Если лекции о нейтронных звездах читает человек, который сам проводит революционные исследования по влиянию нейтронных звезд и гравитационно-волновому фону, это многое значит. У нас было ощущение, что это люди, которые занимаются интересующим их делом именно здесь и сейчас. Они преподают, а потом идут заниматься звездами.

Но мы не жили на Луне. Мы поступили, а через два месяца произошел расстрел Белого дома, в Москве стреляли на улицах. Это все обсуждалось у нас. Мы, мальчики, у нас кафедра ПВО, изучаем систему С-300, а в это время идут бомбардировки Югославии. Споры на эти темы велись, группа делилась пополам: кто здесь прав, кто виноват, что делать? Консенсуса не было. У нас были ребята, я об этом знаю, которые участвовали в деятельности левых партий, в партии Анпилова (Движение «Трудовая Россия» под руководством Виктора Анпилова участвовало в защите Белого дома в октябре 1993 года. — прим.ред.). Но это было фоном.

Со второго курса я остался на кафедре, писал дипломы и курсовые. Часто ночевали в ГАИШе, на кафедре астрофизики, потому что дома не было компьютеров, а там был работающий компьютер — и студенты могли добраться до него только ночью.

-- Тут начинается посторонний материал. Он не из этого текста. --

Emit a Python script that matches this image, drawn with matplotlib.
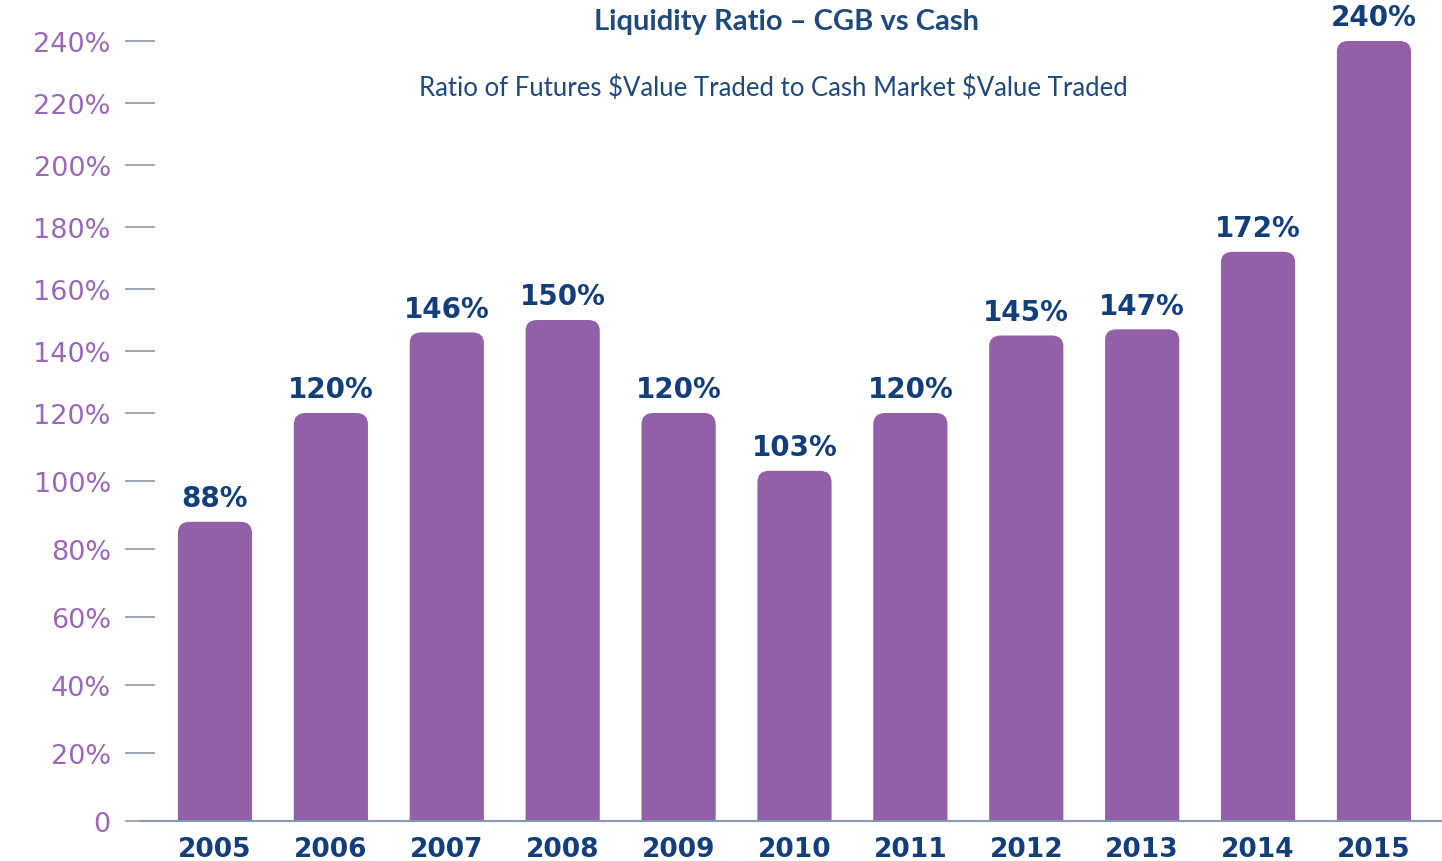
import numpy as np
import matplotlib.pyplot as plt
from matplotlib.patches import FancyBboxPatch

years = ['2005', '2006', '2007', '2008', '2009', '2010', '2011', '2012', '2013', '2014', '2015']
ratio = [88, 120, 146, 150, 120, 103, 120, 145, 147, 172, 240]
yticks = [0, 20, 40, 60, 80, 100, 120, 140, 160, 180, 200, 220, 240]
ytick_labels = ['0'] + ['%d%%' % t for t in yticks[1:]]

bar_col = '#9360a8'
tick_col = '#9b68b8'
navy = '#123f7c'

# the original axis is a bit squeezed above 120%
def fwd(v):
    v = np.asarray(v, dtype=float)
    return np.where(v <= 120, v, 120 + (v - 120) * 3.1 / 3.4)

def inv(v):
    v = np.asarray(v, dtype=float)
    return np.where(v <= 120, v, 120 + (v - 120) * 3.4 / 3.1)

fig = plt.figure(figsize=(14.42, 8.62), dpi=100)
ax = fig.add_axes([140 / 1442, 40 / 862, 1 - 140 / 1442, 811 / 862])
ax.set_yscale('function', functions=(fwd, inv))

x = np.arange(len(years))
bars = ax.bar(x, ratio, width=0.64, color=bar_col)
for r in bars:
    x0, w, h = r.get_x(), r.get_width(), r.get_height()
    fb = FancyBboxPatch((x0, -20), w, h + 20, boxstyle='round,pad=0,rounding_size=0.1',
                        mutation_aspect=34, facecolor=bar_col, edgecolor='none')
    ax.add_patch(fb)
    r.set_visible(False)

for xi, v in zip(x, ratio):
    ax.annotate('%d%%' % v, (xi, v), xytext=(0, 7), textcoords='offset points',
                ha='center', va='bottom', fontsize=20, fontweight='bold', color=navy)

ax.set_xlim(-0.647, 10.587)
ax.set_ylim(0, 250)
ax.set_xticks(x)
ax.set_xticklabels(years, fontsize=19, fontweight='bold', color=navy)
ax.set_yticks(yticks)
ax.set_yticklabels(ytick_labels, fontsize=19.5, color=tick_col)
ax.tick_params(axis='x', length=0, pad=11)
ax.tick_params(axis='y', direction='inout', length=22, width=1.2, color='#8c9aa6', pad=10)

for s in ['left', 'right', 'top']:
    ax.spines[s].set_visible(False)
ax.spines['bottom'].set_color('#8796a8')
ax.spines['bottom'].set_linewidth(1.5)

fig.text(787 / 1442, 1 - 22 / 862, 'Liquidity Ratio \u2013 CGB vs Cash', ha='center', va='center',
         fontsize=21, fontweight='bold', family='Lato', color='#1f497d')
fig.text(773 / 1442, 1 - 88 / 862, r'Ratio of Futures \$Value Traded to Cash Market \$Value Traded',
         ha='center', va='center', fontsize=18.5, family='Lato', color='#1f497d')

fig.savefig('out.png', dpi=100)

— Какова была атмосфера в сообществе астрономов тогда? Как люди относились друг к другу?

— Меня удивило, что есть исследователи, а есть люди, которые решают организационные вопросы, занимаются популяризацией, как активистка Шура из фильма «Служебный роман» — и таких людей довольно много. В этот момент понимаешь, что типажи из «Понедельника» Стругацких действительно писались с живых людей. Считается, что в этой книге половина персонажей списана с тогдашнего Пулково (Пулковская обсерватория, сейчас Главная астрономическая обсерватория РАН. — прим.ред.).

С одной стороны, все занимались общим делом, с другой стороны, было много противоречий. Был, например, активный, но неоднозначный человек, академик Алексей Фридман, теоретик, который разработал собственную теорию спиральной структуры галактик. Как часто бывает у ярких людей, к этому прилагался темперамент. Искры летели, были конфликтные ситуации, которые касались и меня, студента.